By Dave DeFusco
Imagine a future where streaming videos, video calls or surveillance footage look flawless, no matter the network conditions or quality variations. That’s the goal of a recent study, “A Dual-Path Deep Learning Framework for Video Quality Assessment: Integrating Multi-Speed Processing and Correlation-Based Loss Functions,” which will be presented at the 2025 IEEE Conference in January by researchers in the Katz School’s Graduate Department of Computer Science and Engineering.
In a world where digital content is king, assessing the quality of video is critical. Traditional methods, which rely on manual tweaks and frame-level analysis, fall short when dealing with today’s complex, real-world video challenges. Enter artificial intelligence. By using deep learning techniques, Katz School researchers have created systems that analyze vast amounts of data to identify subtle distortions, ensuring that every pixel and frame contributes to the best possible viewing experience.
But the challenges in Video Quality Assessment (VQA) are vast. Balancing sharp detail with broader motion context is tough. For example, models that focus too much on fine details might miss the bigger picture of motion and context in a scene. Conversely, systems that emphasize motion can overlook critical details in fast-moving or complex videos. Tackling these trade-offs is key to advancing video quality.
The Katz School researchers behind this new VQA framework are using the innovative SlowFast model architecture. Think of it as a dual-speed processor for video analysis. The “slow” pathway captures detailed information by analyzing video at a lower frame rate, focusing on fine-grained features. Meanwhile, the “fast” pathway runs at full speed, zooming out to see the bigger picture, such as overall motion and flow. Together, these pathways offer a powerful combination, ensuring both fine details and large-scale context are accounted for.
The research team didn’t stop at the SlowFast approach. They developed additional tools to refine how the system evaluates video:
- PatchEmbed3D: This breaks video frames into 3D patches, enabling the system to understand both spatial and temporal dynamics.
- WindowAttention3D: By zooming in on specific sections of a video, this tool ensures that local details don’t get lost in the shuffle.
- Semantic Transformation and Global Position Indexing: These features help the system maintain spatial and temporal consistency.
- Cross Attention and Patch Merging: These improve how the dual-speed pathways communicate and reduce complexity without losing accuracy.

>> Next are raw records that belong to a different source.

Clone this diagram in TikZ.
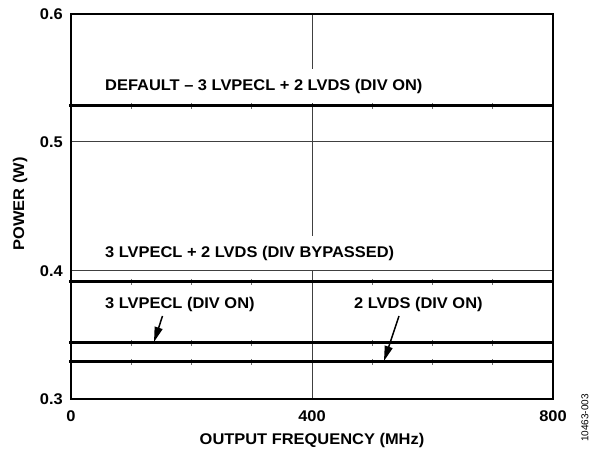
\documentclass[tikz,border=0pt]{standalone}
\usepackage{fontspec}
\setmainfont[FakeStretch=1.06]{Liberation Sans}
\newfontfamily\plainsans{Liberation Sans}
\usetikzlibrary{arrows.meta}
\tikzset{
  lbl/.style={font=\fontsize{15.5}{18}\selectfont\bfseries, inner sep=0pt},
  curvelbl/.style={lbl, anchor=west},
  maskedlbl/.style={curvelbl, fill=white, minimum height=34pt, inner xsep=2pt},
  gridln/.style={line width=1pt, draw={black!75}},
  dataln/.style={line width=3pt},
  frameln/.style={line width=2pt},
  tickln/.style={line width=0.8pt, draw={black!55}},
  pointer/.style={line width=1.5pt, -{Triangle[length=15pt,width=8pt]}},
}
\begin{document}
\begin{tikzpicture}[x=1pt,y=-1pt]
\useasboundingbox (0,0) rectangle (590,454);
% grid
\draw[gridln] (312,14) -- (312,399);
\draw[gridln] (71,142) -- (553,142);
\draw[gridln] (71,271) -- (553,271);
% masked labels
\node[maskedlbl] (deflbl) at (103,86) {DEFAULT -- 3 LVPECL + 2 LVDS (DIV ON)};
\node[maskedlbl] (byplbl) at (103,253) {3 LVPECL + 2 LVDS (DIV BYPASSED)};
\node[curvelbl] (pecllbl) at (105,304) {3 LVPECL (DIV ON)};
\node[curvelbl] (lvdslbl) at (354,304) {2 LVDS (DIV ON)};
% small ticks on data lines
\foreach \yy in {106,282,343,362}{
  \foreach \xx in {131.5,191.5,251.5,372.5,432.5,492.5}{
    \draw[tickln] (\xx,\yy-3) -- (\xx,\yy+3);
  }
}
% data lines
\draw[dataln] (69,106) -- (553,106);
\draw[dataln] (69,282) -- (553,282);
\draw[dataln] (69,343) -- (553,343);
\draw[dataln] (69,362) -- (553,362);
% frame
\draw[frameln] (71,14) rectangle (553,399);
% pointers
\coordinate (a1s) at (162.5,316);
\coordinate (a1e) at (154,342);
\coordinate (a2s) at (399,316);
\coordinate (a2e) at (384,361);
\draw[pointer] (a1s) -- (a1e);
\draw[pointer] (a2s) -- (a2e);
% axis tick labels
\node[lbl, anchor=east] (y6) at (63,14) {0.6};
\node[lbl, anchor=east] (y5) at (63,142) {0.5};
\node[lbl, anchor=east] (y4) at (63,271) {0.4};
\node[lbl, anchor=east] (y3) at (63,399) {0.3};
\node[lbl] (x0) at (71,416) {0};
\node[lbl] (x4) at (312,416) {400};
\node[lbl] (x8) at (553,416) {800};
% axis titles
\node[lbl] (xt) at (312,440) {OUTPUT FREQUENCY (MHz)};
\node[lbl, rotate=90] (yt) at (20,204) {POWER (W)};
\node[font=\plainsans\fontsize{10}{12}\selectfont, inner sep=0pt, rotate=90] (fig) at (585,418) {10463-003};
\end{tikzpicture}
\end{document}
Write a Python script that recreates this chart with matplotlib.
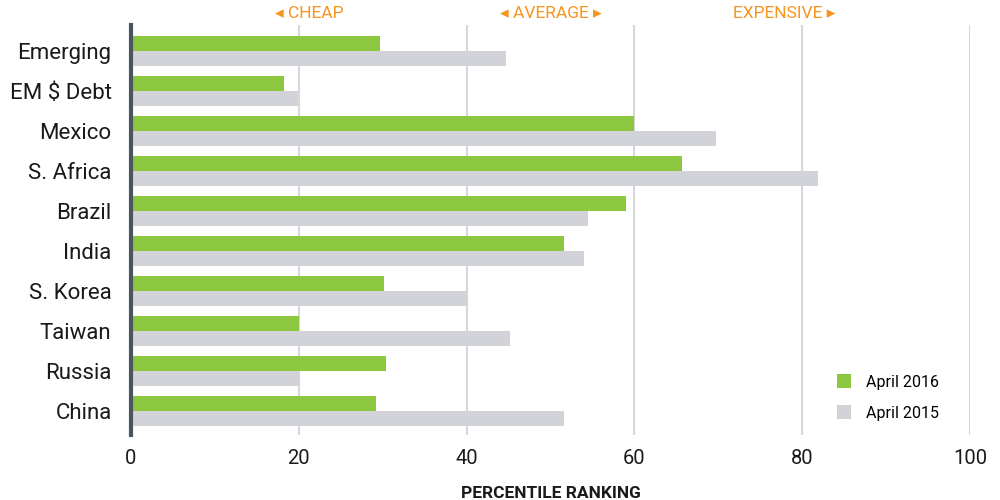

To train the system, the team used smart learning techniques. They combined PLCC Loss and Rank Loss functions, which focus on maintaining accuracy and ranking quality. A dynamic learning rate adjustment, called cosine annealing, ensured the model learned efficiently and accurately.
“The results of these innovations are impressive,” said Dr. David Li, senior author of the paper and program director of the Katz School’s M.S. in Data Analytics and Visualization. “Testing the model on public datasets showed that it outperforms existing methods. Not only does it deliver better numerical results, but it also improves the subjective experience of video quality—what humans see and feel while watching.”
The researchers’ two-stage training process played a key role. The first stage taught the system broad patterns, while the second fine-tuned its ability to recognize intricate details. This stepwise approach proved highly effective, especially when paired with high-resolution data.
This work sets the stage for further exploration in VQA. Future efforts could involve even more sophisticated training strategies, experimenting with additional loss functions or developing tools that handle specific challenges, like compression artifacts or transmission errors. The framework could also serve as a foundation for other fields, from gaming to virtual reality, where video quality is crucial.
“This research bridges the gap between technology and human experience, ensuring that as video content becomes more diverse and complex, the viewing experience remains seamless and stunning,” said Hang Yu, lead author of the study and a student in the M.S. in Artificial Intelligence.